(RSF/IFEX) – Kazakhstan is supposed to stage model legislative elections on 18 August 2007 as it aspires to hold the Organisation for Security and Cooperation in Europe’s (OSCE) rotating presidency in 2009 with the support of most European countries. But no election held in this central Asian republic since independence in 1991 has been considered […]
(RSF/IFEX) – Kazakhstan is supposed to stage model legislative elections on 18 August 2007 as it aspires to hold the Organisation for Security and Cooperation in Europe’s (OSCE) rotating presidency in 2009 with the support of most European countries. But no election held in this central Asian republic since independence in 1991 has been considered free and fair, and this campaign has been marked by interference in both state and privately-owned media.
The elections are being held more than two years ahead of schedule under a constitutional reform that is supposed to favour democratisation and, in particular, more opposition representation in the lower chamber (Majilis), in which the opposition currently has only one seat. So they are seen as holding out hope of an evolution in the regime headed by President Nursultan Nazarbayev.
“Despite statements of support for democracy, there have been many press freedom violations,” Reporters Without Borders said. “The readiness of the European governments to overlook all the shortcomings in the richest of the central Asian republics is culpable.”
Culture and information minister Ermukhamet Ertysbayev told the OSCE permanent council in Vienna on 26 July that plans were under way to liberalise the media and that these would include an end to the requirement for electronic media to register, an end to the requirement for journalists to identify their sources during trials, and the decriminalisation of defamation.
Nonetheless, the authorities often abuse the laws governing media activity and opposition access to the media is limited. The Social Democratic Party (OSDP), one of the two opposition parties taking part in the elections, complained of a “media blockade” on 24 July after four TV stations refused to broadcast its election campaign spots.
The excuse cited by the TV stations was the fact the people appearing in the spots had not given written permission for the broadcasting of their images. Even after the videos were edited so that the faces were blurred, the OSDP still failed to get them broadcast. They illustrated the disparities in living standards in Kazakhstan and ended with the slogan, “One country, two destinies.”
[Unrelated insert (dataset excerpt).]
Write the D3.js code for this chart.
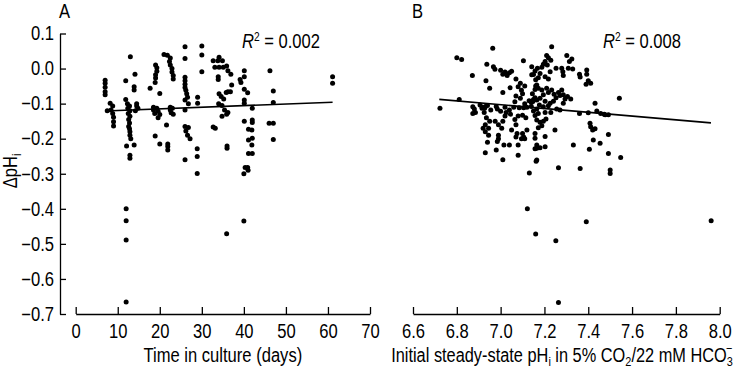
<!DOCTYPE html>
<html>
<head>
<meta charset="utf-8">
<script src="https://cdn.jsdelivr.net/npm/d3@7"></script>
<style>
  html, body { margin: 0; padding: 0; background: #fff; }
  svg text { font-family: "Liberation Sans", Arial, sans-serif; fill: #000; }
</style>
</head>
<body>
<svg id="chart" width="754" height="369"></svg>
<script>
// ---------- DATA ----------
const yTicks = [0.1, 0.0, -0.1, -0.2, -0.3, -0.4, -0.5, -0.6, -0.7];
const xTicksA = [0, 10, 20, 30, 40, 50, 60, 70];
const xTicksB = [6.6, 6.8, 7.0, 7.2, 7.4, 7.6, 7.8, 8.0];

// Panel A: [time in culture (days), delta pHi]
const pointsA = [
  [7,-0.033],[7,-0.042],[7,-0.053],[7,-0.066],[7,-0.075],[7.5,-0.12],
  [8.2,-0.099],[8.8,-0.107],[8.4,-0.118],[8.8,-0.128],[9.0,-0.139],[9.0,-0.152],[9.0,-0.164],
  [13.0,0.034],[14.1,-0.016],[11.9,-0.035],[13.9,-0.052],[13.9,-0.061],[11.9,-0.088],
  [12.3,-0.100],[12.8,-0.107],[12.4,-0.113],[12.9,-0.120],[12.5,-0.128],[12.9,-0.136],[12.6,-0.145],
  [12.8,-0.155],[12.6,-0.165],[12.8,-0.172],[12.9,-0.180],[12.9,-0.190],[13.1,-0.200],
  [14.5,-0.100],[14.5,-0.107],[14.8,-0.113],[14.2,-0.120],
  [12.1,-0.221],[13.9,-0.218],[12.9,-0.247],[12.9,-0.256],
  [12.0,-0.400],[12.0,-0.434],[12.0,-0.489],[12.0,-0.666],
  [17.7,-0.056],[18.9,-0.040],[19.0,0.010],[19.3,0.002],[19.3,-0.008],[19.0,-0.018],[19.0,-0.027],
  [21.0,0.040],[21.8,0.038],[22.5,0.030],[22.3,0.020],[22.5,0.010],[22.9,0.000],[22.9,-0.010],[23.2,-0.020],[23.2,-0.030],
  [20.0,-0.071],
  [18.5,-0.110],[19.3,-0.113],[18.5,-0.118],[19.6,-0.122],[18.8,-0.128],[20.0,-0.131],[19.6,-0.140],
  [22.5,-0.110],[23.0,-0.113],[22.5,-0.118],[22.7,-0.126],[23.2,-0.130],
  [21.6,-0.161],[18.9,-0.192],[20.0,-0.215],[21.9,-0.215],[21.9,-0.222],[21.9,-0.232],
  [26,0.062],[26,0.029],[26,-0.025],[26,-0.035],[26,-0.045],[26,-0.054],[26.2,-0.062],[26.4,-0.072],
  [26.6,-0.082],[26,-0.090],[26.8,-0.100],[26,-0.118],
  [26,-0.165],[26.8,-0.168],[26.2,-0.178],[26.6,-0.190],[27.2,-0.200],[26,-0.260],
  [29,-0.082],[29,-0.099],[28.9,-0.229],[28.9,-0.251],[28.9,-0.299],
  [30,0.064],[30,0.039],[30,-0.009],[32.7,0.022],[32.7,-0.167],
  [34.1,0.032],[33.8,0.022],[34.9,0.022],[33.1,0.004],[34.1,0.004],[35.1,0.004],[35.9,0.007],[36.2,-0.006],
  [36.9,-0.016],[33.9,-0.023],[33.9,-0.031],[37.1,-0.047],[36.2,-0.066],[36.8,-0.066],[35.8,-0.068],
  [34.1,-0.072],[34.6,-0.080],[35.2,-0.087],[34,-0.100],[34.8,-0.105],[35.4,-0.118],[36.2,-0.125],
  [35.9,-0.130],[34.8,-0.136],[33.2,-0.170],[36,-0.221],[36,-0.227],[35.9,-0.471],
  [40.1,-0.006],[39.1,-0.031],[39.3,-0.040],[40.1,-0.023],[40.1,-0.059],[40.9,-0.069],[40.1,-0.090],
  [40.1,-0.099],[42,-0.113],[40.1,-0.150],[42,-0.147],[42,-0.154],[41.1,-0.173],[41.9,-0.175],
  [42,-0.199],[41.1,-0.204],[41.9,-0.218],[41.1,-0.242],[42,-0.242],[40.3,-0.282],[40.9,-0.282],
  [40,-0.300],[41,-0.290],[40,-0.435],
  [46.2,-0.006],[47,-0.064],[47,-0.097],[46,-0.156],[47,-0.156],[47,-0.202],
  [61.1,-0.023],[61.1,-0.042]
];

// Panel B: [initial steady-state pHi, delta pHi]
const pointsB = [
  [6.723,-0.113],[6.811,-0.088],[6.80,0.031],[6.822,0.026],[6.871,-0.020],[6.964,0.058],
  [6.937,0.012],[6.967,0.005],[6.974,-0.002],
  [7.00,-0.005],[7.02,-0.010],[7.01,-0.016],[7.04,-0.012],[7.05,-0.008],[7.03,-0.020],
  [7.104,0.022],[7.142,0.005],[6.933,-0.035],[6.95,-0.056],[7.01,-0.068],[7.043,-0.055],
  [7.07,-0.030],[7.09,-0.042],[7.08,-0.052],[7.095,-0.062],[7.10,-0.072],[7.07,-0.078],[7.09,-0.085],[7.11,-0.050],
  [7.065,-0.095],[7.13,-0.092],[7.11,-0.100],[7.15,-0.088],[7.14,-0.097],
  [7.15,-0.017],[7.16,-0.032],[7.16,-0.050],[7.157,-0.060],[7.145,-0.072],[7.165,-0.090],
  [6.873,-0.109],[6.873,-0.128],[6.906,-0.104],[6.916,-0.110],[6.927,-0.113],
  [6.88,-0.115],[6.885,-0.125],[6.915,-0.113],[6.93,-0.108],[6.94,-0.105],[6.925,-0.125],[6.955,-0.118],
  [6.98,-0.108],[6.985,-0.115],[7.00,-0.122],[7.02,-0.110],[7.025,-0.125],[7.04,-0.118],[7.06,-0.110],
  [7.085,-0.112],[7.105,-0.112],[7.12,-0.110],[7.14,-0.108],
  [6.935,-0.140],[6.95,-0.150],[6.93,-0.160],[6.945,-0.170],[6.975,-0.150],[6.99,-0.160],[7.01,-0.150],
  [7.02,-0.135],[7.045,-0.130],[7.065,-0.145],[7.08,-0.135],[7.10,-0.133],[7.115,-0.140],[7.05,-0.175],
  [7.07,-0.160],[7.075,-0.185],[7.10,-0.185],[7.105,-0.195],[7.12,-0.175],[7.005,-0.170],
  [6.92,-0.170],[6.93,-0.180],[6.945,-0.190],
  [6.99,-0.190],[6.99,-0.200],[7.07,-0.195],[7.095,-0.200],[7.11,-0.200],
  [6.94,-0.210],[6.985,-0.208],[7.015,-0.218],[7.04,-0.218],[7.08,-0.218],
  [6.98,-0.232],[6.93,-0.240],[7.01,-0.260],[7.08,-0.247],[7.131,-0.298],[7.165,-0.227],[7.165,-0.261],
  [7.233,0.062],[7.21,0.037],[7.218,0.031],[7.229,0.024],[7.203,0.020],[7.213,0.010],[7.195,0.012],
  [7.188,0.004],[7.168,0.001],[7.157,-0.007],[7.18,-0.014],[7.142,-0.018],[7.172,-0.026],[7.203,-0.023],
  [7.218,-0.030],[7.226,-0.009],[7.253,0.001],[7.279,0.001],[7.284,-0.009],[7.286,-0.020],[7.302,0.037],
  [7.314,0.020],[7.325,0.027],[7.309,0.001],[7.329,-0.001],[7.36,-0.016],[7.363,-0.024],[7.393,-0.004],
  [7.393,-0.016],[7.40,-0.035],[7.411,-0.042],[7.39,-0.045],
  [7.165,-0.047],[7.172,-0.056],[7.188,-0.061],[7.21,-0.056],[7.218,-0.068],[7.195,-0.075],[7.233,-0.061],
  [7.244,-0.073],[7.253,-0.083],[7.264,-0.068],[7.271,-0.077],[7.279,-0.061],[7.286,-0.075],[7.294,-0.087],
  [7.305,-0.080],[7.32,-0.087],[7.286,-0.099],[7.241,-0.093],[7.226,-0.099],[7.203,-0.093],[7.18,-0.085],
  [7.157,-0.083],[7.147,-0.094],[7.218,-0.106],[7.195,-0.109],[7.177,-0.104],[7.165,-0.115],[7.172,-0.128],
  [7.157,-0.134],[7.15,-0.121],[7.203,-0.125],[7.229,-0.125],[7.207,-0.144],[7.195,-0.150],[7.18,-0.153],
  [7.188,-0.163],[7.165,-0.147],[7.172,-0.169],[7.256,-0.115],[7.271,-0.118],[7.36,-0.128],[7.40,-0.126],
  [7.431,-0.099],[7.439,-0.121],[7.457,-0.128],[7.492,-0.132],[7.542,-0.085],[7.477,-0.132],[7.473,-0.130],
  [7.408,-0.156],[7.411,-0.166],[7.42,-0.175],[7.431,-0.172],[7.492,-0.188],[7.423,-0.204],[7.454,-0.213],
  [7.332,-0.218],[7.405,-0.230],[7.492,-0.242],[7.548,-0.254],[7.162,-0.264],[7.264,-0.283],[7.363,-0.285],
  [7.5,-0.289],[7.5,-0.299],[7.157,-0.199],[7.165,-0.218],[7.18,-0.226],[7.157,-0.229],[7.203,-0.223],
  [7.203,-0.194],[7.248,-0.175],[7.157,-0.185],
  [7.122,-0.400],[7.391,-0.437],[7.961,-0.434],[7.16,-0.472],[7.252,-0.491],[7.264,-0.667]
];

// Regression lines (endpoints in data units)
const fitA = [[7.0, -0.121], [61.1, -0.096]];
const fitB = [[6.72, -0.088], [7.96, -0.155]];
const r2A = "0.002";
const r2B = "0.008";

// ---------- LAYOUT ----------
const svg = d3.select("#chart");
const FONT = 19.5;
const NARROW = 0.85;   // condensed (Arial Narrow–like) glyphs
const yBase = 314, yTop = 33.5;

const y = d3.scaleLinear().domain([-0.7, 0.1]).range([yBase, yTop]);
const xA = d3.scaleLinear().domain([0, 70]).range([75.7, 370]);
const xB = d3.scaleLinear().domain([6.6, 8.0]).range([413, 719.7]);
const fmt1 = d3.format(".1f");

// Y axis (panel A)
const yAxis = svg.append("g").attr("transform", "translate(60,0)")
  .call(d3.axisLeft(y).tickValues(yTicks).tickFormat(fmt1).tickSizeInner(-6).tickSizeOuter(0).tickPadding(6));

const gxA = svg.append("g").attr("transform", `translate(0,${yBase})`)
  .call(d3.axisBottom(xA).tickValues(xTicksA).tickFormat(d3.format("d"))
    .tickSizeInner(-7).tickSizeOuter(0).tickPadding(10));
const gxB = svg.append("g").attr("transform", `translate(0,${yBase})`)
  .call(d3.axisBottom(xB).tickValues(xTicksB).tickFormat(fmt1)
    .tickSizeInner(-7).tickSizeOuter(0).tickPadding(10));

[yAxis, gxA, gxB].forEach(g => {
  g.selectAll("path.domain").attr("stroke", "#000").attr("stroke-width", 1.3);
  g.selectAll(".tick line").attr("stroke", "#000").attr("stroke-width", 1.3);
  g.selectAll("text").attr("font-size", FONT).attr("font-family", null).style("fill", "#000");
});

// Regression lines
const lineA = d3.line().x(d => xA(d[0])).y(d => y(d[1]));
const lineB = d3.line().x(d => xB(d[0])).y(d => y(d[1]));
svg.append("path").attr("d", lineA(fitA)).attr("stroke", "#000").attr("stroke-width", 1.6).attr("fill", "none");
svg.append("path").attr("d", lineB(fitB)).attr("stroke", "#000").attr("stroke-width", 1.6).attr("fill", "none");

// Points
const R = 2.5;
svg.append("g").selectAll("circle").data(pointsA).join("circle")
  .attr("cx", d => xA(d[0])).attr("cy", d => y(d[1])).attr("r", R).attr("fill", "#000");
svg.append("g").selectAll("circle").data(pointsB).join("circle")
  .attr("cx", d => xB(d[0])).attr("cy", d => y(d[1])).attr("r", R).attr("fill", "#000");

// Panel letters
svg.append("text").attr("x", 59).attr("y", 18).attr("font-size", FONT).text("A");
svg.append("text").attr("x", 412).attr("y", 18).attr("font-size", FONT).text("B");

// R^2 labels
function r2(x, val) {
  const t = svg.append("text").attr("x", x).attr("y", 48).attr("font-size", FONT);
  t.append("tspan").attr("font-style", "italic").text("R");
  t.append("tspan").attr("font-size", 12).attr("dy", -7).text("2");
  t.append("tspan").attr("dy", 7).text(" = " + val);
}
r2(242, r2A);
r2(603, r2B);

// Axis titles
svg.append("text").attr("x", (75.7 + 370) / 2).attr("y", 362)
  .attr("text-anchor", "middle").attr("font-size", FONT).text("Time in culture (days)");

const tB = svg.append("text").attr("x", 562).attr("y", 362)
  .attr("text-anchor", "middle").attr("font-size", FONT).attr("data-narrow", 0.823);
tB.append("tspan").text("Initial steady-state pH");
tB.append("tspan").attr("font-size", 13).attr("dy", 4).text("i");
tB.append("tspan").attr("dy", -4).text(" in 5% CO");
tB.append("tspan").attr("font-size", 13).attr("dy", 4).text("2");
tB.append("tspan").attr("dy", -4).text("/22 mM HCO");
tB.append("tspan").attr("font-size", 13).attr("dy", 4).text("3");
tB.append("tspan").attr("font-size", 13).attr("dx", -8).attr("dy", -13).text("\u2212");

// Y title
const yt = svg.append("text").attr("transform", "translate(17,171) rotate(-90)")
  .attr("text-anchor", "middle").attr("font-size", FONT);
yt.append("tspan").text("\u0394pH");
yt.append("tspan").attr("font-size", 13).attr("dy", 4).text("i");

// Condense every text (the original uses a narrow sans face)
svg.selectAll("text").each(function() {
  const w = this.getComputedTextLength();
  const f = +(this.getAttribute("data-narrow") || NARROW);
  if (w > 0) {
    d3.select(this).attr("textLength", (w * f).toFixed(2)).attr("lengthAdjust", "spacingAndGlyphs");
  }
});
</script>
</body>
</html>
A televised debate between leaders of the OSDP and the ruling Nur Otan party on Channel 31 on 9 August was heavily edited, eliminating the OSDP’s harshest criticism of the political system and the details it gave of its programme. Channel 31 director Armanjan Baytassov, who moderated the debate, called the editing “tendentious.” At the behest of information minister Ermukhamet Ertysbayev, the version of the debate that was broadcast ended with statements of support for the ruling party.
After making space available to the opposition, the newspapers “Svoboda Slova” and “Tasjargan” reported receiving complaints from their provincial distributors that copies were seized by plain-clothes men identifying themselves as members of the state security services. The same distributors are regularly threatened by officials with withdrawal of their licences.
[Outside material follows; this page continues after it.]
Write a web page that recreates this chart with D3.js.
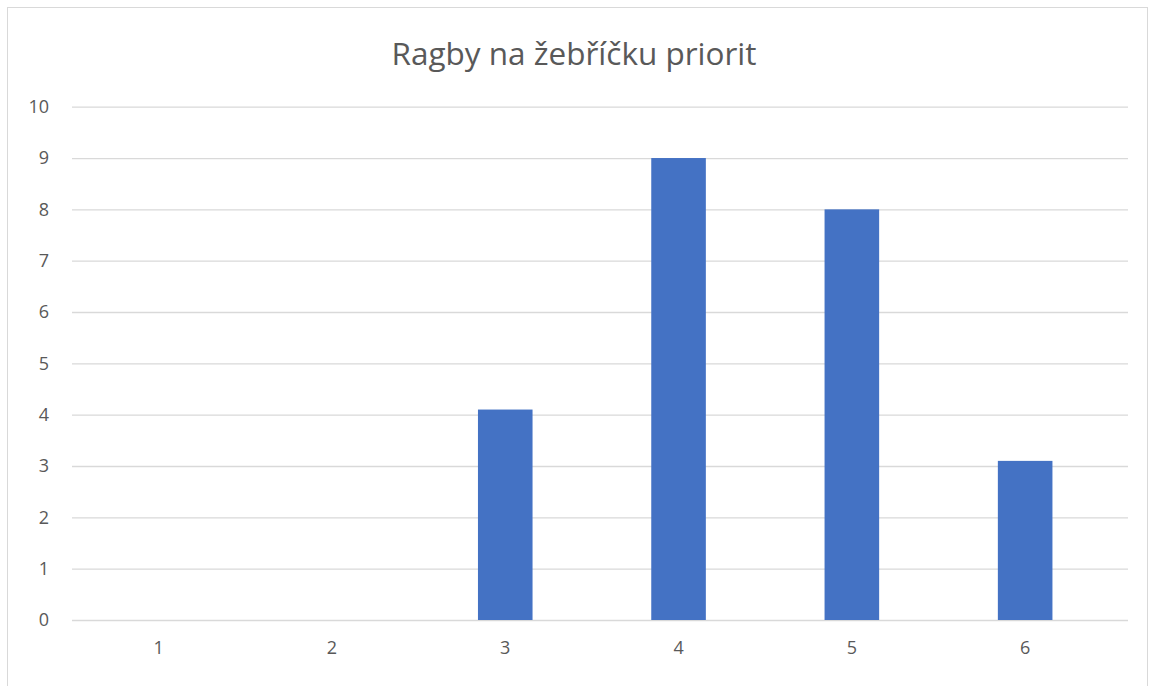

In-fighting within the president’s entourage has also had negative consequences for some media such as the weekly “Karavan”, owned by the president’s former son-in-law, Rakhat Aliev. Fired from his post as ambassador to the OSCE in Vienna in May 2007, he is under investigation for the kidnapping of bank executives.
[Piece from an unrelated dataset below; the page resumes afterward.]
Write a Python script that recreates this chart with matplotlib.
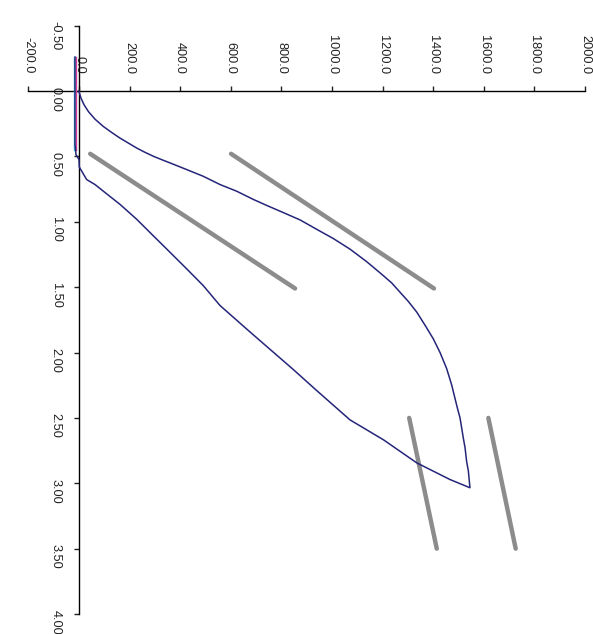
import numpy as np
import matplotlib
matplotlib.use("Agg")
import matplotlib.pyplot as plt

plt.rcParams['font.family'] = ['Liberation Sans', 'DejaVu Sans']

# loading branch (displacement, load)
up_disp = [0.0, 0.013, 0.056, 0.106, 0.157, 0.215, 0.271, 0.317, 0.360, 0.398,
           0.436, 0.469, 0.499, 0.525, 0.550, 0.601, 0.652, 0.715, 0.766, 0.829,
           0.875, 0.930, 0.986, 1.057, 1.128, 1.209, 1.305, 1.412, 1.468, 1.539,
           1.610, 1.691, 1.792, 1.894, 2.000, 2.122, 2.248, 2.350, 2.420, 2.500,
           2.654, 2.730, 2.832, 2.907, 3.030]
up_load = [0, 1, 8, 20, 37, 63, 96, 129, 162, 195,
           228, 261, 294, 327, 360, 426, 491, 557, 623, 689,
           742, 808, 874, 939, 1005, 1071, 1137, 1203, 1236, 1269,
           1302, 1335, 1368, 1400, 1427, 1453, 1473, 1486, 1495, 1506,
           1519, 1526, 1532, 1539, 1545]

# unloading branch
dn_disp = [3.034, 2.971, 2.844, 2.667, 2.515, 2.290, 2.130,
           1.843, 1.640, 1.488, 1.361, 1.234, 1.108, 0.981, 0.867, 0.766,
           0.715, 0.677, 0.581, 0.525, 0.487, 0.41, -0.26]
dn_load = [1545, 1466, 1335, 1203, 1071, 939, 847,
           676, 557, 491, 426, 360, 294, 228, 162, 96,
           63, 30, 1, 0, -12, -16, -16]

# reference slope lines
ref_disp = [[0.48, 1.51], [0.48, 1.51], [2.5, 3.5], [2.5, 3.5]]
ref_load = [[44, 854], [601, 1403], [1305, 1414], [1618, 1726]]

# small near-zero series
zero_disp = [-0.26, 0.45]
pink_load = [-11, -11]
cyan_load = [-21, -21]

xticks = [-200, 0, 200, 400, 600, 800, 1000, 1200, 1400, 1600, 1800, 2000]
yticks = [-0.5, 0.0, 0.5, 1.0, 1.5, 2.0, 2.5, 3.0, 3.5, 4.0]

fig = plt.figure(figsize=(5.93, 6.34), dpi=100)
ax = fig.add_axes([0.048, 0.0315, 0.9385, 0.928])

for d, l in zip(ref_disp, ref_load):
    ax.plot(l, d, color='#8c8c8c', lw=3.2, solid_capstyle='round', zorder=2)

ax.plot(cyan_load, zero_disp, color='#40b8e0', lw=1.0, zorder=3)
ax.plot(pink_load, zero_disp, color='#d0409a', lw=1.0, zorder=3)
ax.plot(up_load + dn_load, up_disp + dn_disp, color='#25257a', lw=1.1, zorder=4)

ax.set_xlim(-200, 2000)
ax.set_ylim(4.0, -0.5)

for s in ['right', 'bottom']:
    ax.spines[s].set_visible(False)
ax.spines['left'].set_position(('data', 0))
ax.spines['top'].set_position(('data', 0))
ax.spines['left'].set_linewidth(1.0)
ax.spines['top'].set_linewidth(1.0)

ax.xaxis.tick_top()
ax.yaxis.tick_left()
ax.set_xticks(xticks)
ax.set_yticks(yticks)
ax.set_xticklabels(["{:.1f}".format(v) for v in xticks], rotation=270)
ax.set_yticklabels(["{:.2f}".format(v) for v in yticks], rotation=270)
ax.tick_params(axis='both', direction='out', length=3.5, width=1.0,
               labelsize=9.2, pad=9, colors='#222222')

fig.savefig("out.png", dpi=100, facecolor='white')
As a result, “Karavan” cannot be printed, it has received an eviction order, and its editor, Alexandre Soukhov, has not been able to go to own his office (see IFEX alerts of 13 August, 6 June, 29 and 25 May 2007). A new weekly also called “Karavan” was launched at the end of July in violation of the law banning the registration of two publications under the same name. Nonetheless, the creation of the new “Karavan”, which is identical to the previous one but is pro-Nazarbayev, was endorsed by the information ministry.